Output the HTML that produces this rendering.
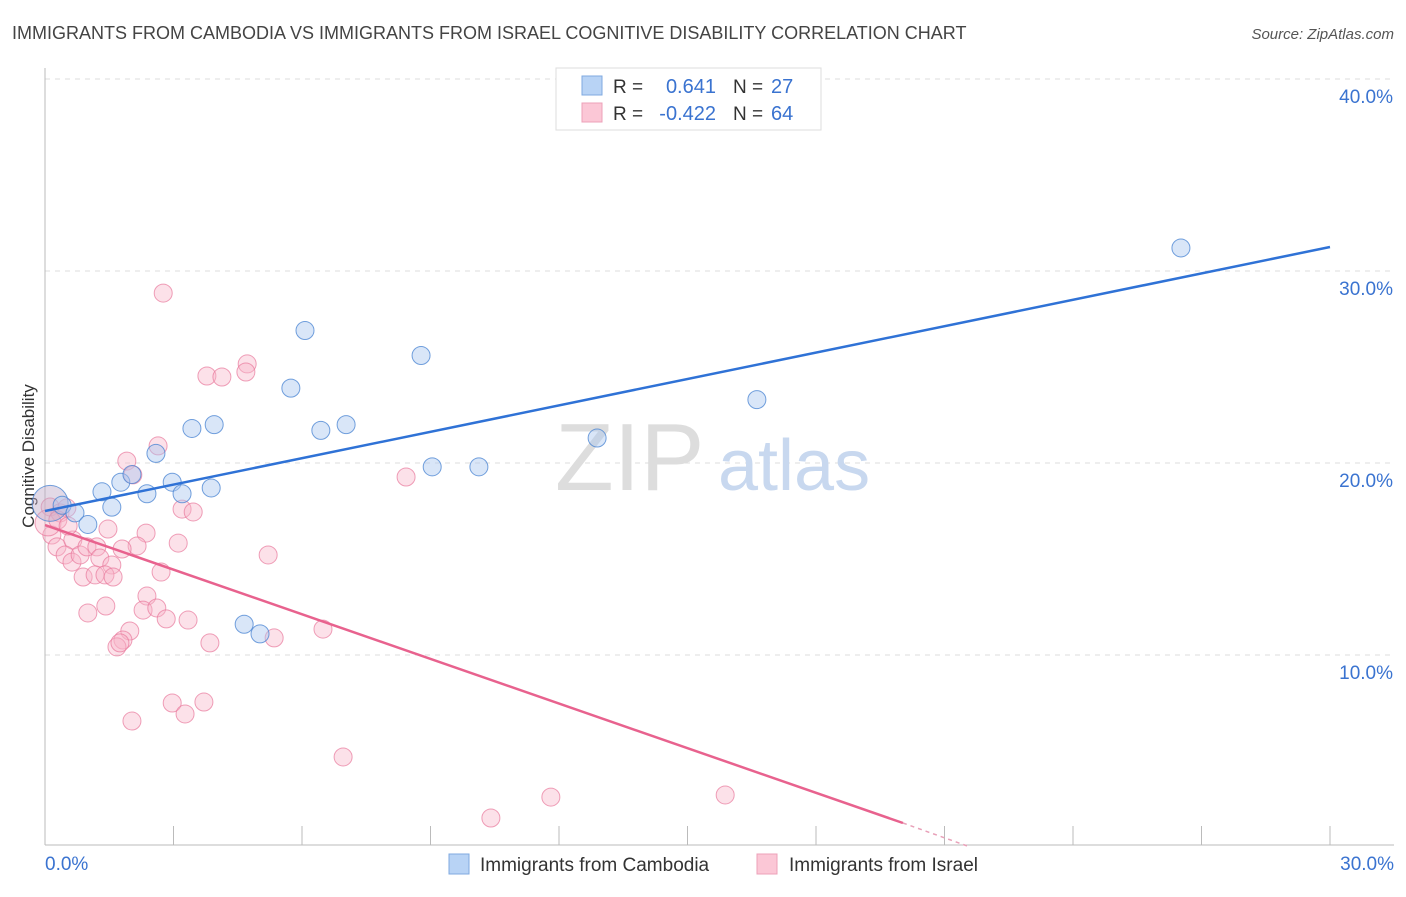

----

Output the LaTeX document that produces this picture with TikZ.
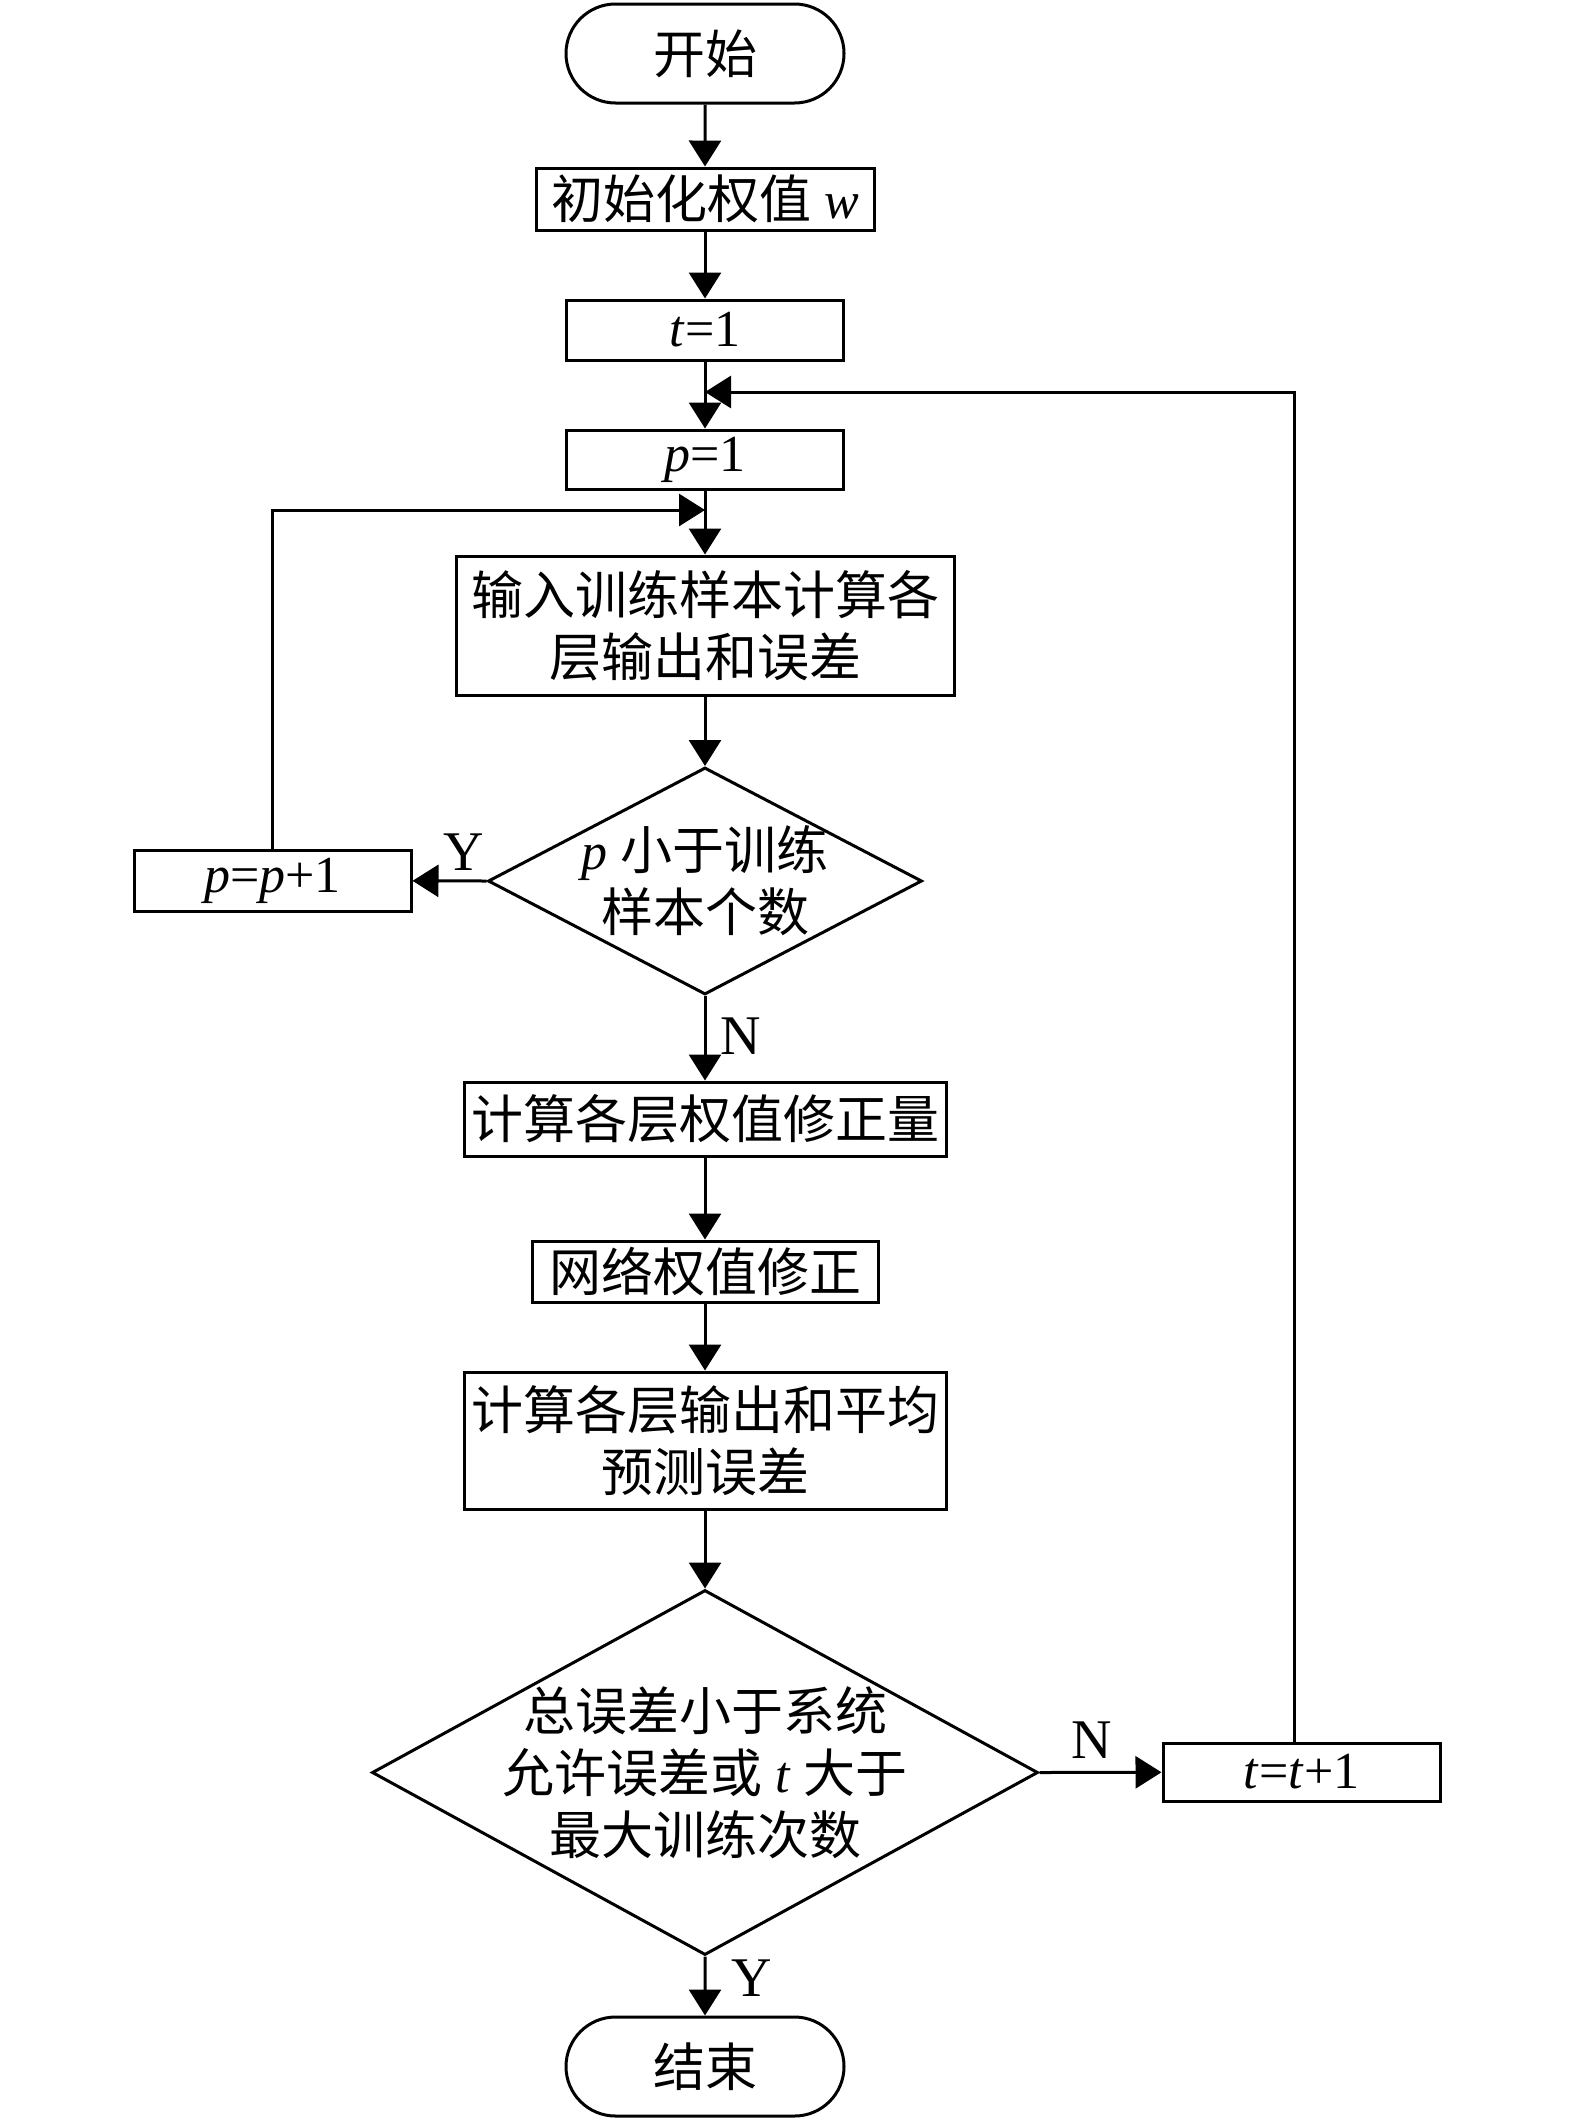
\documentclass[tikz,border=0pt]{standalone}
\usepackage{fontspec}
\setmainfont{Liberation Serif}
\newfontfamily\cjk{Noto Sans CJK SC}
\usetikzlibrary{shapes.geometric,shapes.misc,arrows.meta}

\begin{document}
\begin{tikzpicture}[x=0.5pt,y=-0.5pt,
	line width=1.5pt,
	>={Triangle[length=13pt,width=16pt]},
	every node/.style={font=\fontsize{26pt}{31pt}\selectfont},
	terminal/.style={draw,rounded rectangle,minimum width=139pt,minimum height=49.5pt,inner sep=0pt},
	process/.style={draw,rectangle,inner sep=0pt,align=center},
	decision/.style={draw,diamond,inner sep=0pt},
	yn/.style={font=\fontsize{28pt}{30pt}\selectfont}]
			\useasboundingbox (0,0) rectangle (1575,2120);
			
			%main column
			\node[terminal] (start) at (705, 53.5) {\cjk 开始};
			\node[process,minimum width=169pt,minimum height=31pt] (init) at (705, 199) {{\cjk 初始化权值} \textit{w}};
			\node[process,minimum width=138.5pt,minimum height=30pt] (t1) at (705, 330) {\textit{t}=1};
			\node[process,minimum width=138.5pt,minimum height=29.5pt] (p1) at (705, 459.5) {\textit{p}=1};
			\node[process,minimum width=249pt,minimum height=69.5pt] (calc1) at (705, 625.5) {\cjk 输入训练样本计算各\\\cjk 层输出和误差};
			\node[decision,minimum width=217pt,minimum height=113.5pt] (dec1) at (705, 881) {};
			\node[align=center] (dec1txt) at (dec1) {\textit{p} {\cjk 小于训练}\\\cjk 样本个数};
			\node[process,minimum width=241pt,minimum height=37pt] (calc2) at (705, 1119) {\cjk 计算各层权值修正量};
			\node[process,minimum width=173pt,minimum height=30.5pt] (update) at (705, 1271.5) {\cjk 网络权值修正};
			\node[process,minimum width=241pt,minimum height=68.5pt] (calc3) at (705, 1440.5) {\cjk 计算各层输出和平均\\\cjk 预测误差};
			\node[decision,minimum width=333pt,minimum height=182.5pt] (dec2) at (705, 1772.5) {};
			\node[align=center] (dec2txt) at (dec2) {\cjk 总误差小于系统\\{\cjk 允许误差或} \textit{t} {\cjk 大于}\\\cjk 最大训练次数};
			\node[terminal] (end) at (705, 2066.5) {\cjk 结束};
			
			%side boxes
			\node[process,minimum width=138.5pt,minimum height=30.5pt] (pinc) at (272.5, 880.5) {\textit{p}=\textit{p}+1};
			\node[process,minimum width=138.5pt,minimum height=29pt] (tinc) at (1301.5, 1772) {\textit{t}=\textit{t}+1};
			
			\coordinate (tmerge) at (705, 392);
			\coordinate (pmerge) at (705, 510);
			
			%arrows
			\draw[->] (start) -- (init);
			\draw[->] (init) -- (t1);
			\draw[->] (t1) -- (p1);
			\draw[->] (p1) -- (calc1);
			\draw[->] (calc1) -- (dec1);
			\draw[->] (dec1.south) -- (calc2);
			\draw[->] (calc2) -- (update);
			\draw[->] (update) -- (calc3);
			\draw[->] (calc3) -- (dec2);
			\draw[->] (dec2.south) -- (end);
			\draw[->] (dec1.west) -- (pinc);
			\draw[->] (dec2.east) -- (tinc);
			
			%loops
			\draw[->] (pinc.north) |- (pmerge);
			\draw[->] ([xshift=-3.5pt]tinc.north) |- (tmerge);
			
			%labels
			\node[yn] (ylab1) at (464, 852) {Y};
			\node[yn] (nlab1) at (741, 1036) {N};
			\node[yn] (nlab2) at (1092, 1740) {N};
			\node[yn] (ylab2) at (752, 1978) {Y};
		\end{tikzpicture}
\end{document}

----

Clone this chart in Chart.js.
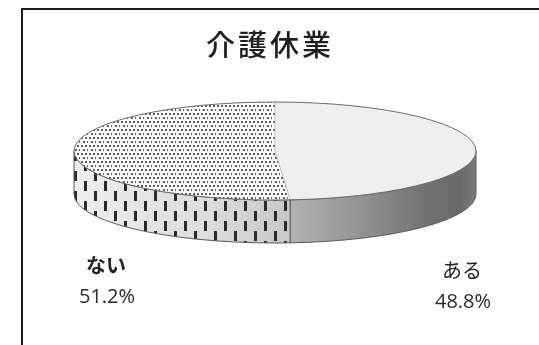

----

Directions -
Copy every line above that holds the word "Output".

In response -
Output the HTML that produces this rendering.
Output the LaTeX document that produces this picture with TikZ.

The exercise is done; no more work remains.